How many even numbers are there in the following sequence which are immediately followed by an odd number and also immediately preceded by an even number? 8 5 8 6 7 6 8 9 3 2 7 5 3 4 2 2 3 5 5 2 2 8 1 1 9 3 1 7 5 1

Introduction / Context:
This problem involves scanning a sequence of numbers and identifying elements that satisfy a specific condition based on their neighbours. In this case we must count all even numbers that are immediately preceded by an even number and immediately followed by an odd number. Such questions test detailed observation and a clear understanding of even and odd parity.

Given Data / Assumptions:

• The sequence is: 8 5 8 6 7 6 8 9 3 2 7 5 3 4 2 2 3 5 5 2 2 8 1 1 9 3 1 7 5 1.
• We are concerned only with positions that have both a previous and a next neighbour (so the first and last terms cannot be counted).
• A number is even if it is divisible by 2, and odd otherwise.
• We must find numbers that are even and have an even neighbour on the left and an odd neighbour on the right.

Concept / Approach:
The strategy is to scan through the sequence from the second element to the second last element and check three conditions for each position i: the element at i is even, the element at i - 1 is even, and the element at i + 1 is odd. Every index that meets all three conditions contributes 1 to the count. It is important to check all three conditions together rather than partially.

Step-by-Step Solution:
Step 1: Mark each term as E (even) or O (odd). Sequence with parity: 8(E), 5(O), 8(E), 6(E), 7(O), 6(E), 8(E), 9(O), 3(O), 2(E), 7(O), 5(O), 3(O), 4(E), 2(E), 2(E), 3(O), 5(O), 5(O), 2(E), 2(E), 8(E), 1(O), 1(O), 9(O), 3(O), 1(O), 7(O), 5(O), 1(O). Step 2: Move through the sequence from the second to the second last element and test each even element. At position 4: the number is 6 (E), preceded by 8 (E) and followed by 7 (O). This satisfies all three conditions. At position 7: the number is 8 (E), preceded by 6 (E) and followed by 9 (O). This also satisfies the conditions. At position 16: the number is 2 (E), preceded by 2 (E) and followed by 3 (O). This qualifies. At position 22: the number is 8 (E), preceded by 2 (E) and followed by 1 (O). This also qualifies. Step 3: No other even number in the sequence has both an even neighbour on the left and an odd neighbour on the right. Step 4: Therefore, exactly 4 numbers satisfy the required condition.

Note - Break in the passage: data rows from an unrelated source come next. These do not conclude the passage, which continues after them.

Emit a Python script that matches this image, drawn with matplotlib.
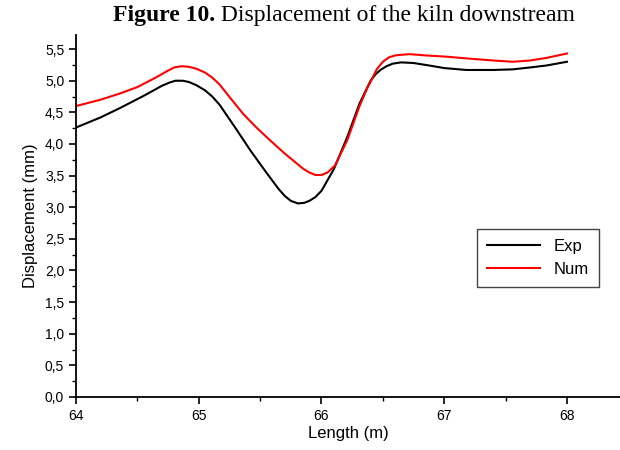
import matplotlib.pyplot as plt
from matplotlib.ticker import MultipleLocator, FuncFormatter

# valores
exp_x = [64.00, 64.20, 64.36, 64.55, 64.70, 64.76, 64.81, 64.87, 64.92, 64.98, 65.05,
         65.11, 65.17, 65.30, 65.42, 65.55, 65.65, 65.70, 65.75, 65.81, 65.86, 65.90,
         65.95, 66.00, 66.10, 66.21, 66.31, 66.40, 66.44, 66.48, 66.53, 66.58, 66.65,
         66.75, 66.88, 67.00, 67.18, 67.40, 67.56, 67.70, 67.83, 68.00]
exp_y = [4.26, 4.42, 4.57, 4.76, 4.92, 4.97, 5.00, 5.00, 4.98, 4.93, 4.85,
         4.75, 4.62, 4.25, 3.90, 3.55, 3.29, 3.18, 3.10, 3.06, 3.07, 3.10,
         3.16, 3.26, 3.60, 4.11, 4.64, 5.00, 5.10, 5.17, 5.23, 5.27, 5.29,
         5.28, 5.24, 5.20, 5.17, 5.17, 5.18, 5.21, 5.24, 5.30]

num_x = [64.00, 64.20, 64.36, 64.50, 64.65, 64.74, 64.80, 64.86, 64.92, 64.98, 65.05,
         65.11, 65.17, 65.26, 65.36, 65.47, 65.58, 65.70, 65.80, 65.85, 65.90, 65.95,
         66.00, 66.05, 66.11, 66.21, 66.31, 66.37, 66.45, 66.50, 66.55, 66.60, 66.65,
         66.72, 66.85, 67.02, 67.20, 67.40, 67.56, 67.70, 67.83, 68.00]
num_y = [4.60, 4.70, 4.80, 4.90, 5.05, 5.15, 5.21, 5.23, 5.22, 5.19, 5.13,
         5.05, 4.94, 4.72, 4.48, 4.26, 4.06, 3.85, 3.69, 3.61, 3.55, 3.51,
         3.51, 3.55, 3.66, 4.06, 4.60, 4.87, 5.18, 5.30, 5.37, 5.40, 5.41,
         5.42, 5.40, 5.38, 5.35, 5.32, 5.30, 5.32, 5.36, 5.43]

plt.rcParams['font.family'] = 'Liberation Sans'

fig = plt.figure(figsize=(6.2, 4.5), dpi=100)
ax = fig.add_axes([0.1226, 0.1178, 0.877, 0.804])

ax.plot(exp_x, exp_y, color='black', lw=1.5, label='Exp')
ax.plot(num_x, num_y, color='red', lw=1.5, label='Num')

ax.set_xlim(64, 68.43)
ax.set_ylim(0, 5.72)

ax.spines['top'].set_visible(False)
ax.spines['right'].set_visible(False)
ax.spines['left'].set_linewidth(1.3)
ax.spines['bottom'].set_linewidth(1.3)

ax.xaxis.set_major_locator(MultipleLocator(1))
ax.xaxis.set_minor_locator(MultipleLocator(0.5))
ax.yaxis.set_major_locator(MultipleLocator(0.5))
ax.yaxis.set_minor_locator(MultipleLocator(0.25))
ax.yaxis.set_major_formatter(FuncFormatter(lambda v, p: f"{v:.1f}".replace('.', ',')))
ax.tick_params(which='major', direction='out', length=5, width=1.2, labelsize=10, colors='black')
ax.tick_params(which='minor', direction='out', length=3, width=1.0)

ax.set_xlabel('Length (m)', fontsize=12, labelpad=2)
ax.set_ylabel('Displacement (mm)', fontsize=12, labelpad=5)

leg = ax.legend(loc='upper left', bbox_to_anchor=(0.7375, 0.464), fontsize=12,
                fancybox=False, edgecolor='#444444', framealpha=1, borderaxespad=0,
                handlelength=3.2, borderpad=0.6, labelspacing=0.45)
leg.get_frame().set_linewidth(1.0)

# título com parte em negrito
t1 = fig.text(0.182, 0.953, 'Figure 10.', fontsize=17, fontweight='bold',
              family='Liberation Serif', va='baseline')
ax.annotate(' Displacement of the kiln downstream', xy=(1, 0), xycoords=t1,
            fontsize=17, family='Liberation Serif', va='bottom')

plt.savefig('out.png', dpi=100)
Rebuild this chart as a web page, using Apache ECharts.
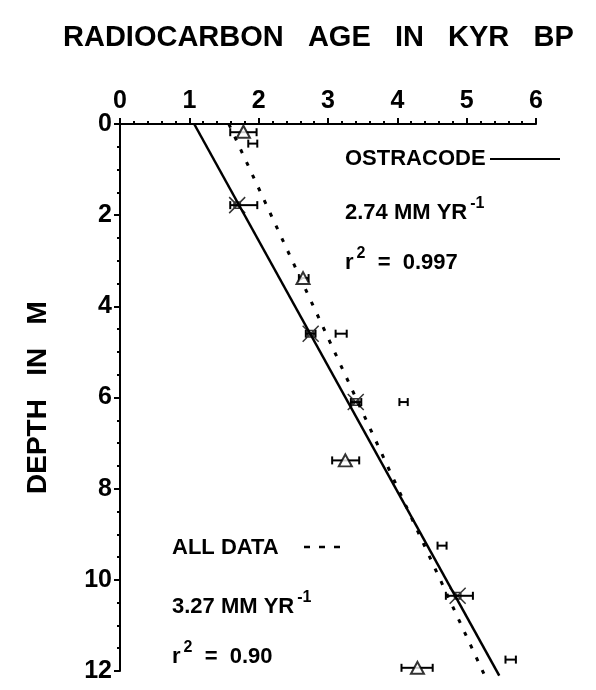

Verification / Alternative check:
We can double check by listing only the triplets (previous, current, next) where the current is even. The four valid triplets are (8, 6, 7), (6, 8, 9), (2, 2, 3) and (2, 8, 1). Each of these clearly has an even previous term, an even current term and an odd next term. Counting these triplets again gives 4, confirming the result.

Why Other Options Are Wrong:
Counts of 2 or 3 arise if some qualifying positions are missed, while a count of 5 would require one more triplet satisfying the condition, which does not exist in the sequence.

Common Pitfalls:
Students often forget to check both neighbours or mistakenly treat the first or last element as valid even though they lack one neighbour. Others may confuse the parity of certain numbers when scanning quickly. Marking E and O clearly and then checking each candidate systematically helps to avoid such mistakes.

Final Answer:
There are 4 such even numbers in the sequence.